Saturday, December 3, 2011

Water as a Complex Symbol in "The Waste Land"

"Death by Water," Section IV of "The Waste Land," is by far the shortest individual section of the poem, but it seems integral to the poem as a whole. Many of the poem's themes are concentrated in these ten lines:

Phlebas the Phoenician, a fortnight dead,
Forgot the cry of gulls, and the deep seas swell
And the profit and loss.
A current under sea
Picked his bones in whispers. As he rose and fell
He passed the stages of his age and youth
Entering the whirlpool.
Gentile or Jew
O you who turn the wheel and look to windward,
Consider Phlebas, who was once handsome and tall as you.

Eliot develops a productive tension between forgetting and remembering. The dead sailor forgets the surface world, but the speaker urges the listener to remember the sailor. It seems that life may be forgotten when one enters the realm of death, but the reverse is not true: the living are to remember the dead. The dead inhabit the living.

The persistence of death in life is a theme touched upon throughout the poem, right from the beginning in which April's cruelty is evidenced by its "breeding / lilacs out of the dead land" (1-2). In "Death by Water," we see a foreshadowing of our death, since the sailor, "who was once handsome and tall as you," was not so virile as to avoid death. Since death seems to be at both ends of life, and life (in "The Waste Land") is comprised of remembering death, we seem always to emerging out of and into death.

An interesting contrast to the pervasiveness of death, however, is the collection of attempted sexual encounters through the poem. In some ways, sex (and reproduction more specifically) is a stay against death. We perpetuate ourselves and our species by producing the next generation.
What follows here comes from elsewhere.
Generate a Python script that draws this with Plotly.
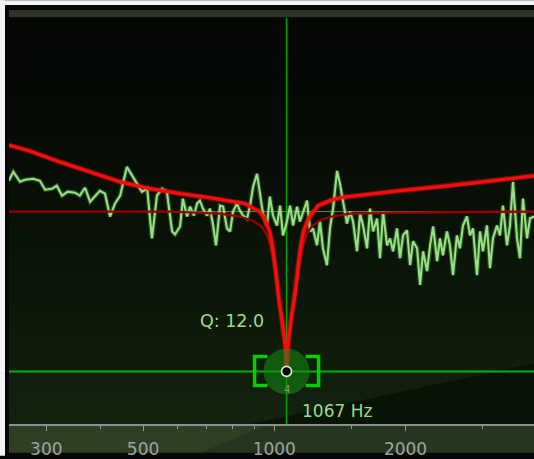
import math
import plotly.graph_objects as go

# ---------------- data ----------------
spec_freq = [246, 252, 261, 268, 280, 290, 298, 309, 317, 326,
             336, 349, 358, 368, 378, 388, 398, 409, 420, 431,
             443, 459, 474, 487, 497, 511, 524, 538, 553, 567,
             583, 592, 608, 617, 631, 641, 654, 665, 675, 686,
             701, 712, 723, 735, 751, 763, 779, 792, 804, 821,
             834, 848, 866, 880, 894, 913, 927, 942, 962, 977,
             993, 1014, 1031, 1047, 1069, 1087, 1104, 1128, 1145, 1164,
             1189, 1208, 1227, 1253, 1273, 1293, 1321, 1342, 1364, 1393,
             1415, 1438, 1468, 1492, 1516, 1548, 1573, 1598, 1632, 1658,
             1685, 1721, 1748, 1776, 1814, 1843, 1873, 1912, 1943, 1974,
             2016, 2049, 2081, 2126, 2160, 2194, 2241, 2277, 2314, 2363,
             2399, 2437, 2489, 2529, 2570, 2624, 2666, 2709, 2767, 2811,
             2856, 2917, 2964, 3011, 3075, 3124, 3174, 3242, 3294, 3346,
             3418, 3472, 3528, 3604, 3661, 3719, 3799, 3860, 3942]
spec_db = [3.1, 4.0, 3.0, 3.2, 3.3, 3.1, 2.2, 2.3, 2.6, 1.6,
           2.0, 1.9, 1.6, 2.4, 1.0, 1.6, 2.1, 1.8, -0.5, 0.8,
           1.6, 4.5, 3.5, 2.6, 2.0, 2.3, -2.7, 1.6, 2.3, 2.0,
           -2.0, -2.3, -1.5, 1.3, -0.5, 0.5, -0.4, 0.8, 1.1, 0.3,
           -0.4, 0.3, -1.2, -3.4, 0.6, 0.5, -1.7, -2.0, 0.0, 0.8,
           0.1, -0.4, -0.7, 0.6, 2.5, 3.8, 1.6, -0.2, -1.4, 1.5,
           -0.4, -1.4, 0.6, -2.4, -1.0, 0.6, -1.4, 0.5, -1.0, 0.0,
           1.1, -2.0, -1.7, -3.4, -1.0, -3.7, -5.4, -1.7, 0.3, 4.1,
           2.8, 1.0, -1.2, 0.0, -1.0, -4.0, -0.2, -1.4, -3.7, 0.3,
           -2.0, -0.7, -4.7, 0.0, -3.4, -2.7, -4.0, -1.7, -4.7, -2.4,
           -1.9, -5.4, -3.0, -3.7, -7.4, -4.0, -6.0, -3.4, -1.5, -5.0,
           -2.7, -4.4, -2.0, -3.4, -6.4, -2.4, -3.7, -1.4, -0.5, -2.4,
           -1.7, -6.4, -2.0, -4.0, -1.4, -5.7, -2.7, -1.4, -2.4, 0.6,
           -3.4, -1.4, 3.0, -2.7, -4.7, 1.3, -2.7, -0.7, -0.5]

total_freq = [246, 275, 322, 378, 443, 519, 608, 712, 792, 857,
              889, 925, 950, 976, 991, 1002, 1012, 1023, 1039, 1050,
              1061, 1067, 1073, 1084, 1096, 1113, 1125, 1137, 1149, 1167,
              1198, 1231, 1260, 1342, 1415, 1943, 2529, 3294, 3942]
total_db = [6.7, 6.1, 5.0, 4.0, 3.0, 2.3, 1.8, 1.4, 1.1, 0.8,
            0.4, 0.0, -0.7, -2.0, -3.5, -5.0, -6.7, -8.7, -10.5, -12.0,
            -13.7, -16.1, -13.7, -12.0, -10.5, -8.7, -6.7, -5.0, -3.5, -2.0,
            -0.7, 0.0, 0.6, 1.1, 1.4, 2.1, 2.6, 3.2, 3.6]

band_freq = [246, 577, 751, 834, 889, 935, 960, 976, 991, 1002,
             1012, 1023, 1039, 1050, 1061, 1067, 1073, 1084, 1096, 1113,
             1125, 1137, 1149, 1167, 1186, 1218, 1270, 1353, 1492, 1943,
             3942]
band_db = [0.0, 0.0, -0.2, -0.5, -0.9, -1.5, -2.3, -3.2, -4.5, -5.5,
           -7.0, -8.8, -10.6, -12.1, -13.8, -16.1, -13.8, -12.1, -10.6, -8.8,
           -7.0, -5.5, -4.5, -3.2, -2.3, -1.5, -0.9, -0.5, -0.2, -0.1,
           0.0]

node_freq = 1067
node_db = -16.1
node_q = 12.0
node_id = 4

x_ticks_major = [300, 500, 1000, 2000]
x_ticks_minor = [400, 600, 700, 800, 900, 1500, 3000]
x_range_hz = [246.3, 3942]
y_range_db = [-21.4, 19.5]

# ---------------- geometry / style ----------------
W, H = 534, 459
L, R, T, B = 9, 0, 18, 32
PW, PH = W - L - R, H - T - B


def px(x):
    return (x - L) / PW


def py(y):
    return (H - B - y) / PH


shapes = []
# white page edges
shapes.append(dict(type="rect", xref="paper", yref="paper", x0=px(0), x1=px(5), y0=py(H), y1=py(0),
                   fillcolor="#f3f3f3", line_width=0, layer="below"))
shapes.append(dict(type="rect", xref="paper", yref="paper", x0=px(0), x1=px(W), y0=py(5), y1=py(0),
                   fillcolor="#f3f3f3", line_width=0, layer="below"))
# top band
shapes.append(dict(type="rect", xref="paper", yref="paper", x0=0, x1=1, y0=py(18), y1=py(10),
                   fillcolor="#2b3427", line_width=0, layer="below"))
# plot background gradient
nb = 30
for i in range(nb):
    t = (i + 0.5) / nb
    k = t ** 1.4
    col = "rgb(%d,%d,%d)" % (4 + 16 * k, 7 + 28 * k, 4 + 10 * k)
    shapes.append(dict(type="rect", xref="paper", yref="paper", x0=0, x1=1,
                       y0=1 - (i + 1) / nb, y1=1 - i / nb + 0.002,
                       fillcolor=col, line_width=0, layer="below"))
# darker diagonal in bottom-right corner
shapes.append(dict(type="path", xref="paper", yref="paper",
                   path="M %f,%f L %f,%f L %f,%f Z" % (px(250), py(427), px(534), py(366), px(534), py(427)),
                   fillcolor="rgba(0,10,0,0.55)", line_width=0, layer="below"))
# bottom axis strip
shapes.append(dict(type="rect", xref="paper", yref="paper", x0=0, x1=1, y0=py(456), y1=py(427),
                   fillcolor="#25351f", line_width=0, layer="below"))
shapes.append(dict(type="path", xref="paper", yref="paper",
                   path="M %f,%f L %f,%f L %f,%f L %f,%f Z" % (px(9), py(427), px(270), py(427),
                                                             px(200), py(456), px(9), py(456)),
                   fillcolor="rgba(70,100,60,0.25)", line_width=0, layer="below"))

# node brackets (pixel-sized, anchored on the node)
for sgn in (-1, 1):
    shapes.append(dict(type="path", xref="x", yref="y", xsizemode="pixel", ysizemode="pixel",
                       xanchor=node_freq, yanchor=node_db,
                       path="M %d,15 L %d,15 L %d,-14 L %d,-14" % (sgn * 19, sgn * 32, sgn * 32, sgn * 19),
                       line=dict(color="#00d000", width=3.5), layer="above"))

fig = go.Figure()

# 0 dB reference
fig.add_trace(go.Scatter(x=x_range_hz, y=[0, 0], mode="lines",
                         line=dict(color="rgba(200,205,130,0.55)", width=1), hoverinfo="skip"))
# node crosshair
fig.add_trace(go.Scatter(x=[node_freq, node_freq], y=y_range_db, mode="lines",
                         line=dict(color="#00a000", width=1.6), hoverinfo="skip"))
fig.add_trace(go.Scatter(x=x_range_hz, y=[node_db, node_db], mode="lines",
                         line=dict(color="#00b000", width=2), hoverinfo="skip"))
# spectrum
fig.add_trace(go.Scatter(x=spec_freq, y=spec_db, mode="lines",
                         line=dict(color="rgba(120,220,100,0.28)", width=4.5), hoverinfo="skip"))
fig.add_trace(go.Scatter(x=spec_freq, y=spec_db, mode="lines",
                         line=dict(color="#96e282", width=2.1), hoverinfo="skip"))
# band response (dark red)
fig.add_trace(go.Scatter(x=band_freq, y=band_db, mode="lines",
                         line=dict(color="#9a0000", width=2.3), hoverinfo="skip"))
# total response (bright red)
fig.add_trace(go.Scatter(x=total_freq, y=total_db, mode="lines",
                         line=dict(color="rgba(255,30,30,0.35)", width=5.5), hoverinfo="skip"))
fig.add_trace(go.Scatter(x=total_freq, y=total_db, mode="lines",
                         line=dict(color="#ff0a0a", width=3.3), hoverinfo="skip"))
# node
fig.add_trace(go.Scatter(x=[node_freq], y=[node_db], mode="markers",
                         marker=dict(size=46, color="rgba(20,140,20,0.55)", line_width=0), hoverinfo="skip"))
fig.add_trace(go.Scatter(x=[node_freq], y=[node_db], mode="markers",
                         marker=dict(size=10, color="#000000", line=dict(color="#e8e8e8", width=1.6)),
                         hoverinfo="skip"))

font_main = "DejaVu Sans"
annotations = [
    dict(x=math.log10(node_freq), y=node_db, xref="x", yref="y", text="Q: %.1f" % node_q,
         showarrow=False, xshift=-55, yshift=50, font=dict(family=font_main, size=17.5, color="#9fdc8a")),
    dict(x=math.log10(node_freq), y=node_db, xref="x", yref="y", text="%d Hz" % node_freq,
         showarrow=False, xshift=50, yshift=-40, font=dict(family=font_main, size=17, color="#9fdc8a")),
    dict(x=math.log10(node_freq), y=node_db, xref="x", yref="y", text=str(node_id),
         showarrow=False, xshift=0, yshift=-18, font=dict(family=font_main, size=10, color="#7f9c72")),
]

fig.update_layout(
    width=W, height=H,
    margin=dict(l=L, r=R, t=T, b=B, pad=0),
    paper_bgcolor="#060706",
    plot_bgcolor="rgba(0,0,0,0)",
    showlegend=False,
    shapes=shapes,
    annotations=annotations,
    xaxis=dict(type="log", range=[math.log10(v) for v in x_range_hz],
               tickvals=x_ticks_major, ticktext=[str(v) for v in x_ticks_major],
               ticks="outside", ticklen=5, tickwidth=1, tickcolor="#9a9a9a",
               minor=dict(tickvals=x_ticks_minor, ticks="outside", ticklen=3, tickwidth=1,
                          tickcolor="#9a9a9a", showgrid=False),
               showgrid=False, zeroline=False,
               showline=True, linecolor="#8e8e8e", linewidth=1.5,
               tickfont=dict(family=font_main, size=17, color="#a2a2a2"),
               ticklabelstandoff=4, fixedrange=True),
    yaxis=dict(range=y_range_db, visible=False, showgrid=False, zeroline=False, fixedrange=True),
)

fig.write_html("out.html", config={"displayModeBar": False},
               post_script="document.body.style.margin='0px';document.body.style.overflow='hidden';"
                           "document.body.style.background='#060706';")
Eliot, who was moved by anthropological accounts of vegetation ceremonies, seems to call upon these notions in his choice of myths and symbols. Moreover, he was familiar with Remy de Gourmont's thought, which included radical ideas on the significance of sex in human behavior.

A productive intersection of Gourmont's and Eliot's perspectives occurs in the theme of unity. Gourmont points out in The Natural Philosophy of Love, "fecundation is the reintegration of differentiated elements into a unique element, a perpetual return to unity" (13). Eliot, as I've mentioned in other posts, is intensely interested in unity, as well. "Death by Water" presents the ultimate failure of sexuality. There is no redeeming aspect to this section; it represents a negative object lesson. There is no positive transformation (however cruel) in this section. Instead, the "current under sea / Picked his bones in whispers" (315-316).

As Brooker and Bentley point out in Reading The Waste Land, "Death by Water," despite its bleak sense of closure, is NOT the end of the poem. Instead, it comes just before the final section, "What the Thunder Said." In this way, Eliot situates the ending against the backdrop of unproductive death; it provides a contrast for what follows. The offerings of "What the Thunder Said" are unified with the drowned sailor and cannot be the offerings they are without him. The urgency of the rock and water section is intensified because it occurs after "Death by Water." Furthermore, the experience of water as both deadly and life-giving in such close proximity achieves a richer and more affecting reaction.